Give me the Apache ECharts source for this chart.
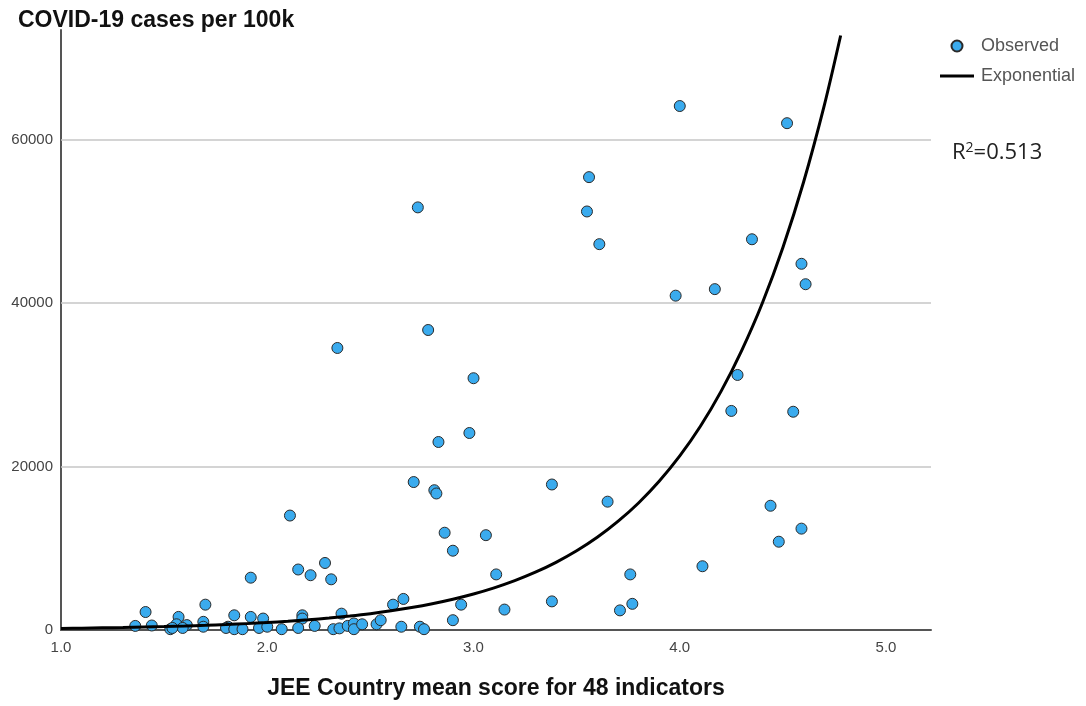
<!DOCTYPE html>
<html>
<head>
<meta charset="utf-8">
<script src="https://cdn.jsdelivr.net/npm/echarts@6/dist/echarts.min.js"></script>
<style>
  html, body { margin: 0; padding: 0; background: #fff; }
  #chart { width: 1086px; height: 706px; }
</style>
</head>
<body>
<div id="chart"></div>
<script>
// observed countries: JEE mean score (x) and COVID-19 cases per 100k (y)
var obsX = [
  4.00, 4.52, 3.56, 2.73, 3.55, 3.61, 4.35, 4.59, 4.61, 3.98,
  4.17, 2.78, 2.34, 3.00, 4.28, 2.98, 2.83, 4.25, 4.55, 3.38,
  2.71, 2.81, 2.82, 3.65, 4.44, 2.11, 2.86, 4.59, 3.06, 4.48,
  2.90, 2.28, 4.11, 2.15, 2.21, 3.11, 3.76, 2.31, 1.92,
  2.94, 3.38, 3.77, 3.71, 3.15, 2.66, 2.61, 2.90, 1.70, 1.41,
  1.57, 1.92, 1.84, 1.98, 2.17, 2.17, 2.36, 1.69, 1.69, 1.36,
  1.44, 1.53, 1.56, 1.61, 1.59, 1.54, 1.81, 1.80, 1.84, 1.88,
  1.96, 2.00, 2.07, 2.15, 2.23, 2.32, 2.35, 2.39, 2.42, 2.42,
  2.46, 2.53, 2.55, 2.65, 2.74, 2.76
];
var obsY = [
  64100, 62000, 55400, 51700, 51200, 47200, 47800, 44800, 42300, 40900,
  41700, 36700, 34500, 30800, 31200, 24100, 23000, 26800, 26700, 17800,
  18100, 17100, 16700, 15700, 15200, 14000, 11900, 12400, 11600, 10800,
  9700, 8200, 7800, 7400, 6700, 6800, 6800, 6200, 6400,
  3100, 3500, 3200, 2400, 2500, 3800, 3100, 1200, 3100, 2200,
  1600, 1600, 1800, 1400, 1800, 1400, 2000, 1000, 400, 500,
  550, 100, 700, 600, 250, 250, 400, 250, 100, 100,
  250, 400, 100, 250, 500, 100, 200, 500, 800, 100,
  700, 700, 1200, 400, 400, 100
];

// exponential fit curve
var curveX = [
  1.0, 1.1, 1.2, 1.3, 1.4, 1.5, 1.6, 1.7, 1.8, 1.9,
  2.0, 2.1, 2.2, 2.3, 2.4, 2.5, 2.6, 2.7, 2.8, 2.9,
  3.0, 3.1, 3.2, 3.3, 3.4, 3.5, 3.6, 3.7, 3.8, 3.9,
  4.0, 4.1, 4.2, 4.3, 4.4, 4.5, 4.6, 4.7, 4.78
];
var curveY = [
  190, 220, 260, 300, 355, 415, 485, 570, 665, 780,
  910, 1070, 1250, 1460, 1710, 2000, 2350, 2750, 3220, 3770,
  4410, 5160, 6040, 7070, 8280, 9690, 11340, 13280, 15540, 18190,
  21290, 24920, 29190, 34190, 39980, 46800, 54780, 64120, 72730
];

var yGrid = [20000, 40000, 60000];
var yLabels = [0, 20000, 40000, 60000];
var rSquared = '0.513';

var obsData = obsX.map(function (x, i) { return [x, obsY[i]]; });
var curveData = curveX.map(function (x, i) { return [x, curveY[i]]; });

var myChart = echarts.init(document.getElementById('chart'));
var option = {
  animation: false,
  textStyle: { fontFamily: 'Liberation Sans, Arial, sans-serif' },
  title: [
    {
      text: 'COVID-19 cases per 100k',
      left: 18,
      top: 9,
      padding: 0,
      textStyle: { fontSize: 23, fontWeight: 'bold', color: '#111' }
    },
    {
      text: '{r|R}{s|2}{r|=' + rSquared + '}',
      left: 952,
      top: 141,
      padding: 0,
      textStyle: {
        fontWeight: 'normal',
        rich: {
          r: { fontSize: 22, color: '#222', fontWeight: 'normal', fontFamily: 'Open Sans' },
          s: { fontSize: 14, color: '#222', fontWeight: 'normal', fontFamily: 'Open Sans', padding: [0, 0, 10, 0] }
        }
      }
    }
  ],
  legend: {
    data: [
      { name: 'Observed', icon: 'circle' },
      { name: 'Exponential', icon: 'path://M0,0 L34,0 L34,3 L0,3 Z', itemStyle: { color: '#000' } }
    ],
    orient: 'vertical',
    left: 940,
    top: 37,
    padding: 0,
    itemWidth: 34,
    itemHeight: 11,
    itemGap: 12,
    textStyle: { fontSize: 18, color: '#555', padding: [0, 0, 0, 2] }
  },
  grid: { left: 61, right: 155, top: 30, bottom: 76 },
  xAxis: {
    type: 'value',
    min: 1,
    max: 5.218,
    interval: 1,
    name: 'JEE Country mean score for 48 indicators',
    nameLocation: 'middle',
    nameGap: 47,
    nameTextStyle: { fontSize: 23, fontWeight: 'bold', color: '#111' },
    axisLine: { show: true, lineStyle: { color: '#555', width: 2 } },
    axisTick: { show: false },
    splitLine: { show: false },
    axisLabel: {
      showMaxLabel: false,
      fontSize: 15,
      color: '#444',
      margin: 10,
      formatter: function (v) { return v.toFixed(1); }
    }
  },
  yAxis: {
    type: 'value',
    min: 0,
    max: 73400,
    interval: 20000,
    axisLine: { show: true, lineStyle: { color: '#555', width: 2 } },
    axisTick: { show: false },
    splitLine: { show: false },
    axisLabel: {
      fontSize: 15,
      color: '#444',
      margin: 8,
      formatter: function (v) { return yLabels.indexOf(v) >= 0 ? String(v) : ''; }
    }
  },
  series: [
    {
      name: 'grid',
      type: 'line',
      data: [],
      z: 1,
      markLine: {
        silent: true,
        z: 1,
        symbol: 'none',
        label: { show: false },
        lineStyle: { color: '#c6c6c6', width: 1.5, type: 'solid' },
        data: yGrid.map(function (v) { return { yAxis: v }; })
      }
    },
    {
      name: 'Observed',
      type: 'scatter',
      data: obsData,
      symbolSize: 11,
      z: 2,
      itemStyle: { color: '#3aabee', borderColor: '#2a2a2a', borderWidth: 1, opacity: 1 }
    },
    {
      name: 'Exponential',
      type: 'line',
      data: curveData,
      smooth: 0.3,
      symbol: 'none',
      z: 3,
      lineStyle: { color: '#000', width: 3 },
      itemStyle: { color: '#000' }
    }
  ]
};
myChart.setOption(option);
</script>
</body>
</html>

EXERCISE DETAILS ▸ Transcribe the full listing above exactly, with the images removed.

ANSWER TO THIS EXERCISE ▸
Give me the Apache ECharts source for this chart.
<!DOCTYPE html>
<html>
<head>
<meta charset="utf-8">
<script src="https://cdn.jsdelivr.net/npm/echarts@6/dist/echarts.min.js"></script>
<style>
  html, body { margin: 0; padding: 0; background: #fff; }
  #chart { width: 1086px; height: 706px; }
</style>
</head>
<body>
<div id="chart"></div>
<script>
// observed countries: JEE mean score (x) and COVID-19 cases per 100k (y)
var obsX = [
  4.00, 4.52, 3.56, 2.73, 3.55, 3.61, 4.35, 4.59, 4.61, 3.98,
  4.17, 2.78, 2.34, 3.00, 4.28, 2.98, 2.83, 4.25, 4.55, 3.38,
  2.71, 2.81, 2.82, 3.65, 4.44, 2.11, 2.86, 4.59, 3.06, 4.48,
  2.90, 2.28, 4.11, 2.15, 2.21, 3.11, 3.76, 2.31, 1.92,
  2.94, 3.38, 3.77, 3.71, 3.15, 2.66, 2.61, 2.90, 1.70, 1.41,
  1.57, 1.92, 1.84, 1.98, 2.17, 2.17, 2.36, 1.69, 1.69, 1.36,
  1.44, 1.53, 1.56, 1.61, 1.59, 1.54, 1.81, 1.80, 1.84, 1.88,
  1.96, 2.00, 2.07, 2.15, 2.23, 2.32, 2.35, 2.39, 2.42, 2.42,
  2.46, 2.53, 2.55, 2.65, 2.74, 2.76
];
var obsY = [
  64100, 62000, 55400, 51700, 51200, 47200, 47800, 44800, 42300, 40900,
  41700, 36700, 34500, 30800, 31200, 24100, 23000, 26800, 26700, 17800,
  18100, 17100, 16700, 15700, 15200, 14000, 11900, 12400, 11600, 10800,
  9700, 8200, 7800, 7400, 6700, 6800, 6800, 6200, 6400,
  3100, 3500, 3200, 2400, 2500, 3800, 3100, 1200, 3100, 2200,
  1600, 1600, 1800, 1400, 1800, 1400, 2000, 1000, 400, 500,
  550, 100, 700, 600, 250, 250, 400, 250, 100, 100,
  250, 400, 100, 250, 500, 100, 200, 500, 800, 100,
  700, 700, 1200, 400, 400, 100
];

// exponential fit curve
var curveX = [
  1.0, 1.1, 1.2, 1.3, 1.4, 1.5, 1.6, 1.7, 1.8, 1.9,
  2.0, 2.1, 2.2, 2.3, 2.4, 2.5, 2.6, 2.7, 2.8, 2.9,
  3.0, 3.1, 3.2, 3.3, 3.4, 3.5, 3.6, 3.7, 3.8, 3.9,
  4.0, 4.1, 4.2, 4.3, 4.4, 4.5, 4.6, 4.7, 4.78
];
var curveY = [
  190, 220, 260, 300, 355, 415, 485, 570, 665, 780,
  910, 1070, 1250, 1460, 1710, 2000, 2350, 2750, 3220, 3770,
  4410, 5160, 6040, 7070, 8280, 9690, 11340, 13280, 15540, 18190,
  21290, 24920, 29190, 34190, 39980, 46800, 54780, 64120, 72730
];

var yGrid = [20000, 40000, 60000];
var yLabels = [0, 20000, 40000, 60000];
var rSquared = '0.513';

var obsData = obsX.map(function (x, i) { return [x, obsY[i]]; });
var curveData = curveX.map(function (x, i) { return [x, curveY[i]]; });

var myChart = echarts.init(document.getElementById('chart'));
var option = {
  animation: false,
  textStyle: { fontFamily: 'Liberation Sans, Arial, sans-serif' },
  title: [
    {
      text: 'COVID-19 cases per 100k',
      left: 18,
      top: 9,
      padding: 0,
      textStyle: { fontSize: 23, fontWeight: 'bold', color: '#111' }
    },
    {
      text: '{r|R}{s|2}{r|=' + rSquared + '}',
      left: 952,
      top: 141,
      padding: 0,
      textStyle: {
        fontWeight: 'normal',
        rich: {
          r: { fontSize: 22, color: '#222', fontWeight: 'normal', fontFamily: 'Open Sans' },
          s: { fontSize: 14, color: '#222', fontWeight: 'normal', fontFamily: 'Open Sans', padding: [0, 0, 10, 0] }
        }
      }
    }
  ],
  legend: {
    data: [
      { name: 'Observed', icon: 'circle' },
      { name: 'Exponential', icon: 'path://M0,0 L34,0 L34,3 L0,3 Z', itemStyle: { color: '#000' } }
    ],
    orient: 'vertical',
    left: 940,
    top: 37,
    padding: 0,
    itemWidth: 34,
    itemHeight: 11,
    itemGap: 12,
    textStyle: { fontSize: 18, color: '#555', padding: [0, 0, 0, 2] }
  },
  grid: { left: 61, right: 155, top: 30, bottom: 76 },
  xAxis: {
    type: 'value',
    min: 1,
    max: 5.218,
    interval: 1,
    name: 'JEE Country mean score for 48 indicators',
    nameLocation: 'middle',
    nameGap: 47,
    nameTextStyle: { fontSize: 23, fontWeight: 'bold', color: '#111' },
    axisLine: { show: true, lineStyle: { color: '#555', width: 2 } },
    axisTick: { show: false },
    splitLine: { show: false },
    axisLabel: {
      showMaxLabel: false,
      fontSize: 15,
      color: '#444',
      margin: 10,
      formatter: function (v) { return v.toFixed(1); }
    }
  },
  yAxis: {
    type: 'value',
    min: 0,
    max: 73400,
    interval: 20000,
    axisLine: { show: true, lineStyle: { color: '#555', width: 2 } },
    axisTick: { show: false },
    splitLine: { show: false },
    axisLabel: {
      fontSize: 15,
      color: '#444',
      margin: 8,
      formatter: function (v) { return yLabels.indexOf(v) >= 0 ? String(v) : ''; }
    }
  },
  series: [
    {
      name: 'grid',
      type: 'line',
      data: [],
      z: 1,
      markLine: {
        silent: true,
        z: 1,
        symbol: 'none',
        label: { show: false },
        lineStyle: { color: '#c6c6c6', width: 1.5, type: 'solid' },
        data: yGrid.map(function (v) { return { yAxis: v }; })
      }
    },
    {
      name: 'Observed',
      type: 'scatter',
      data: obsData,
      symbolSize: 11,
      z: 2,
      itemStyle: { color: '#3aabee', borderColor: '#2a2a2a', borderWidth: 1, opacity: 1 }
    },
    {
      name: 'Exponential',
      type: 'line',
      data: curveData,
      smooth: 0.3,
      symbol: 'none',
      z: 3,
      lineStyle: { color: '#000', width: 3 },
      itemStyle: { color: '#000' }
    }
  ]
};
myChart.setOption(option);
</script>
</body>
</html>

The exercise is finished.